Toujours bien attachant de lire de l’Alexandre Jardin. Même avec ce sujet grave, il garde toutefois le ton juste, en évitant le pathos. Sa sincérité éclate à chaque page.
Le poids du passé
Critique de Dudule (Orléans, Inscrite le 11 mars 2005, - ans) - 6 mars 2011
L'auteur nous fait ressentir sa douleur, sa souffrance, qu'il porte depuis qu'il est adolescent alors qu'il commence à comprendre les responsabilités de son grand-père.
Un livre poignant, peut être une renaissance, une délivrance.
Un cri de colère et de douleur
Critique de Le rat des champs (, Inscrit le 12 juillet 2005, 74 ans) - 5 mars 2011
Une douleur immense qui nous saute au visage au point nous dit-il d'avoir envie de se purifier en s'arrachant les chromosomes.

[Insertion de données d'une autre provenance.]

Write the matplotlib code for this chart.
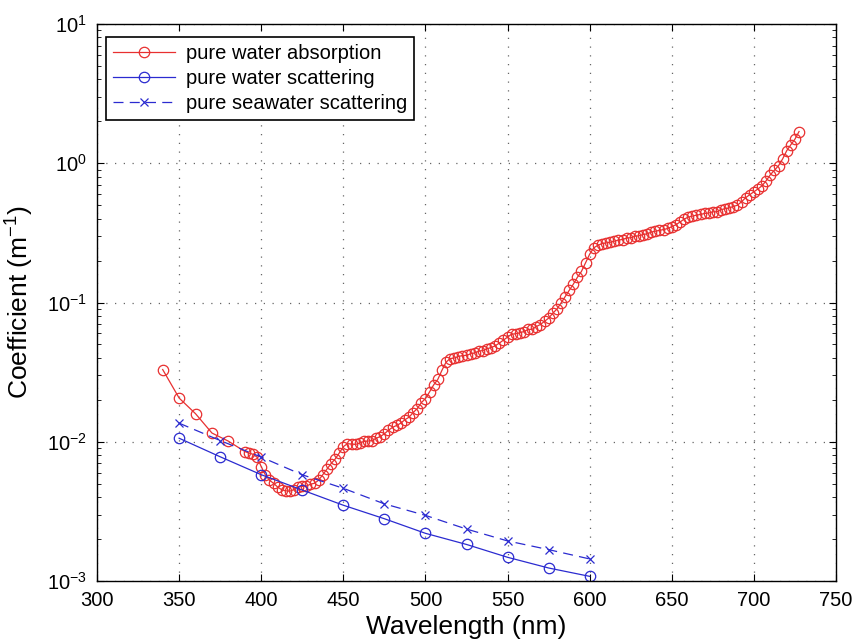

C'est une catharsis et un livre indispensable, courageux, qui ne lui vaudra pas que des amis c'est sûr, mais qui le rend digne de l'estime de ses lecteurs. Alexandre Jardin gagne ses galons de grand écrivain en dévoilant ses souffrances, puisque comme chacun sait, les plus grands chefs d'œuvre naissent dans la douleur.
Bravo et merci, Monsieur Jardin pour votre honnêteté, votre sens de la justice, et votre révolte qui ne rachèteront certes pas votre grand-père mais qui prouvent avec brio qu'on peut être à la fois le petit-fils d'un salaud et quelqu'un de bien.